### Direction:
Quote the listing below in full and exactly as written, but omit every picture.
****
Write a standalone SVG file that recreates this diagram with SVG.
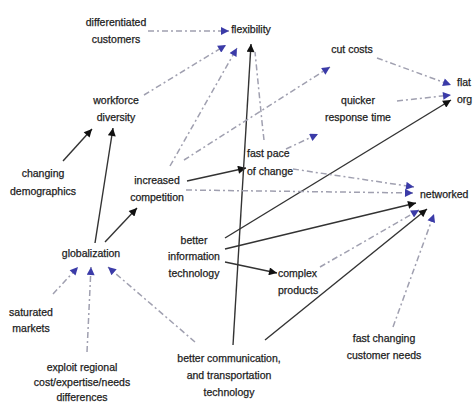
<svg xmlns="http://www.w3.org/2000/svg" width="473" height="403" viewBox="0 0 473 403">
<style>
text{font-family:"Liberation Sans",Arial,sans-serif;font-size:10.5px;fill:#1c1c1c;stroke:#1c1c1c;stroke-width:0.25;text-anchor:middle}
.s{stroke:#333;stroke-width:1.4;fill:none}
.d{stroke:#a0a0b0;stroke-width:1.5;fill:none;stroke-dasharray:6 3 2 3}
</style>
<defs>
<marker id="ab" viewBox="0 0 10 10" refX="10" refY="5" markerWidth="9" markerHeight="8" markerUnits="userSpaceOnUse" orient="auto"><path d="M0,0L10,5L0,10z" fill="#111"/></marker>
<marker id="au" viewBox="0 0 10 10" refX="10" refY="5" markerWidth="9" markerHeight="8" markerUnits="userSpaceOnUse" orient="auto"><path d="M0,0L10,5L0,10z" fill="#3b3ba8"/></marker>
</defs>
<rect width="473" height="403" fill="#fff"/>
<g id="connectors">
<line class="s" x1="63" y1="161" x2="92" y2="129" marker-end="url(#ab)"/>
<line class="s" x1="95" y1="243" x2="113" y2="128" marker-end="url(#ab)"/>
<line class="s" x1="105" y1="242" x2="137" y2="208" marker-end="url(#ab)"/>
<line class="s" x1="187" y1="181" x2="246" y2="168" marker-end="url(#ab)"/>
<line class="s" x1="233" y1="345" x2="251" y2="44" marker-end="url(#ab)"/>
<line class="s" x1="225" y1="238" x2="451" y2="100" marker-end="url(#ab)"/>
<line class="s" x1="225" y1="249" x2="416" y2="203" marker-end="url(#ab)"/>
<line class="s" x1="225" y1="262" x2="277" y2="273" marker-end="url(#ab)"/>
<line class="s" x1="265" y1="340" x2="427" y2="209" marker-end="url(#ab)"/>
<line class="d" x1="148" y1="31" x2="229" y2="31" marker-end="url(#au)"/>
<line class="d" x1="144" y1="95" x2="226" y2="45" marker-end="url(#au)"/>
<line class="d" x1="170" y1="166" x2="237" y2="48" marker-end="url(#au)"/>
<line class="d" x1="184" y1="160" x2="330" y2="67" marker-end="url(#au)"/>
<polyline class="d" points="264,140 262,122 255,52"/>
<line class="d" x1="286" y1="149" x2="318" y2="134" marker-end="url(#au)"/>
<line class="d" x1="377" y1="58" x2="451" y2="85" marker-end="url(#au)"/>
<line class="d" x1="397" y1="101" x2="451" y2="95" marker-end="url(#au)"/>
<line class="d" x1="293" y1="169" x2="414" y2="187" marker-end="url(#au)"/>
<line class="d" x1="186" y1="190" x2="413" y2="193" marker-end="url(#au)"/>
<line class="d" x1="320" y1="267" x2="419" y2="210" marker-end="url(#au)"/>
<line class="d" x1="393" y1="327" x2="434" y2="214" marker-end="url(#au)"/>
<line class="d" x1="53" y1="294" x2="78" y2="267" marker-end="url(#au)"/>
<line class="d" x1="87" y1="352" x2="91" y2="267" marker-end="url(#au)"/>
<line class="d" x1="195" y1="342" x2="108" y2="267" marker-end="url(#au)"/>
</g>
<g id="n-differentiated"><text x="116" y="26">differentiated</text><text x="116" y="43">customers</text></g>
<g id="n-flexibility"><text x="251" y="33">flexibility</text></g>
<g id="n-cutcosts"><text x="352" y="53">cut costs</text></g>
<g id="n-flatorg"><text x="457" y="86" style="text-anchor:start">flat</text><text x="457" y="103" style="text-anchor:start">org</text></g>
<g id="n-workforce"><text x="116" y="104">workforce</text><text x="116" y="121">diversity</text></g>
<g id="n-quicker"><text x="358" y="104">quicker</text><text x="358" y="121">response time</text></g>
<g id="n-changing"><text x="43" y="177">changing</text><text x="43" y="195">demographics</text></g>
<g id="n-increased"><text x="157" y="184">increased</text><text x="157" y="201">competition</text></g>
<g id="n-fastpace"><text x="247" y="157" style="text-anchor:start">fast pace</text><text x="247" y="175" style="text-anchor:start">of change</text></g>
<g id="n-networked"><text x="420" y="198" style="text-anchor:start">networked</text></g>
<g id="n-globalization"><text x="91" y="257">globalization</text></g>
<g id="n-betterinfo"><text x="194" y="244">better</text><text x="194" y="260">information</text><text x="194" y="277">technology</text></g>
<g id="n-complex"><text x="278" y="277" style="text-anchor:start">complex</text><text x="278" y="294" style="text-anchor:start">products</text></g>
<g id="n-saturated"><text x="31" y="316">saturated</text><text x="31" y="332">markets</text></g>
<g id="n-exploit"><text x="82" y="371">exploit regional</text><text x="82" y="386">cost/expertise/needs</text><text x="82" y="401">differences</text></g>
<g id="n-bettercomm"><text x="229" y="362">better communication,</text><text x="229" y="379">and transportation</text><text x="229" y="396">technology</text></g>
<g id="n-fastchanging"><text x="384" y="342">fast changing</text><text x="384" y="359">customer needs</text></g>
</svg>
****
### Result of the task:
Write a standalone SVG file that recreates this diagram with SVG.
<svg xmlns="http://www.w3.org/2000/svg" width="473" height="403" viewBox="0 0 473 403">
<style>
text{font-family:"Liberation Sans",Arial,sans-serif;font-size:10.5px;fill:#1c1c1c;stroke:#1c1c1c;stroke-width:0.25;text-anchor:middle}
.s{stroke:#333;stroke-width:1.4;fill:none}
.d{stroke:#a0a0b0;stroke-width:1.5;fill:none;stroke-dasharray:6 3 2 3}
</style>
<defs>
<marker id="ab" viewBox="0 0 10 10" refX="10" refY="5" markerWidth="9" markerHeight="8" markerUnits="userSpaceOnUse" orient="auto"><path d="M0,0L10,5L0,10z" fill="#111"/></marker>
<marker id="au" viewBox="0 0 10 10" refX="10" refY="5" markerWidth="9" markerHeight="8" markerUnits="userSpaceOnUse" orient="auto"><path d="M0,0L10,5L0,10z" fill="#3b3ba8"/></marker>
</defs>
<rect width="473" height="403" fill="#fff"/>
<g id="connectors">
<line class="s" x1="63" y1="161" x2="92" y2="129" marker-end="url(#ab)"/>
<line class="s" x1="95" y1="243" x2="113" y2="128" marker-end="url(#ab)"/>
<line class="s" x1="105" y1="242" x2="137" y2="208" marker-end="url(#ab)"/>
<line class="s" x1="187" y1="181" x2="246" y2="168" marker-end="url(#ab)"/>
<line class="s" x1="233" y1="345" x2="251" y2="44" marker-end="url(#ab)"/>
<line class="s" x1="225" y1="238" x2="451" y2="100" marker-end="url(#ab)"/>
<line class="s" x1="225" y1="249" x2="416" y2="203" marker-end="url(#ab)"/>
<line class="s" x1="225" y1="262" x2="277" y2="273" marker-end="url(#ab)"/>
<line class="s" x1="265" y1="340" x2="427" y2="209" marker-end="url(#ab)"/>
<line class="d" x1="148" y1="31" x2="229" y2="31" marker-end="url(#au)"/>
<line class="d" x1="144" y1="95" x2="226" y2="45" marker-end="url(#au)"/>
<line class="d" x1="170" y1="166" x2="237" y2="48" marker-end="url(#au)"/>
<line class="d" x1="184" y1="160" x2="330" y2="67" marker-end="url(#au)"/>
<polyline class="d" points="264,140 262,122 255,52"/>
<line class="d" x1="286" y1="149" x2="318" y2="134" marker-end="url(#au)"/>
<line class="d" x1="377" y1="58" x2="451" y2="85" marker-end="url(#au)"/>
<line class="d" x1="397" y1="101" x2="451" y2="95" marker-end="url(#au)"/>
<line class="d" x1="293" y1="169" x2="414" y2="187" marker-end="url(#au)"/>
<line class="d" x1="186" y1="190" x2="413" y2="193" marker-end="url(#au)"/>
<line class="d" x1="320" y1="267" x2="419" y2="210" marker-end="url(#au)"/>
<line class="d" x1="393" y1="327" x2="434" y2="214" marker-end="url(#au)"/>
<line class="d" x1="53" y1="294" x2="78" y2="267" marker-end="url(#au)"/>
<line class="d" x1="87" y1="352" x2="91" y2="267" marker-end="url(#au)"/>
<line class="d" x1="195" y1="342" x2="108" y2="267" marker-end="url(#au)"/>
</g>
<g id="n-differentiated"><text x="116" y="26">differentiated</text><text x="116" y="43">customers</text></g>
<g id="n-flexibility"><text x="251" y="33">flexibility</text></g>
<g id="n-cutcosts"><text x="352" y="53">cut costs</text></g>
<g id="n-flatorg"><text x="457" y="86" style="text-anchor:start">flat</text><text x="457" y="103" style="text-anchor:start">org</text></g>
<g id="n-workforce"><text x="116" y="104">workforce</text><text x="116" y="121">diversity</text></g>
<g id="n-quicker"><text x="358" y="104">quicker</text><text x="358" y="121">response time</text></g>
<g id="n-changing"><text x="43" y="177">changing</text><text x="43" y="195">demographics</text></g>
<g id="n-increased"><text x="157" y="184">increased</text><text x="157" y="201">competition</text></g>
<g id="n-fastpace"><text x="247" y="157" style="text-anchor:start">fast pace</text><text x="247" y="175" style="text-anchor:start">of change</text></g>
<g id="n-networked"><text x="420" y="198" style="text-anchor:start">networked</text></g>
<g id="n-globalization"><text x="91" y="257">globalization</text></g>
<g id="n-betterinfo"><text x="194" y="244">better</text><text x="194" y="260">information</text><text x="194" y="277">technology</text></g>
<g id="n-complex"><text x="278" y="277" style="text-anchor:start">complex</text><text x="278" y="294" style="text-anchor:start">products</text></g>
<g id="n-saturated"><text x="31" y="316">saturated</text><text x="31" y="332">markets</text></g>
<g id="n-exploit"><text x="82" y="371">exploit regional</text><text x="82" y="386">cost/expertise/needs</text><text x="82" y="401">differences</text></g>
<g id="n-bettercomm"><text x="229" y="362">better communication,</text><text x="229" y="379">and transportation</text><text x="229" y="396">technology</text></g>
<g id="n-fastchanging"><text x="384" y="342">fast changing</text><text x="384" y="359">customer needs</text></g>
</svg>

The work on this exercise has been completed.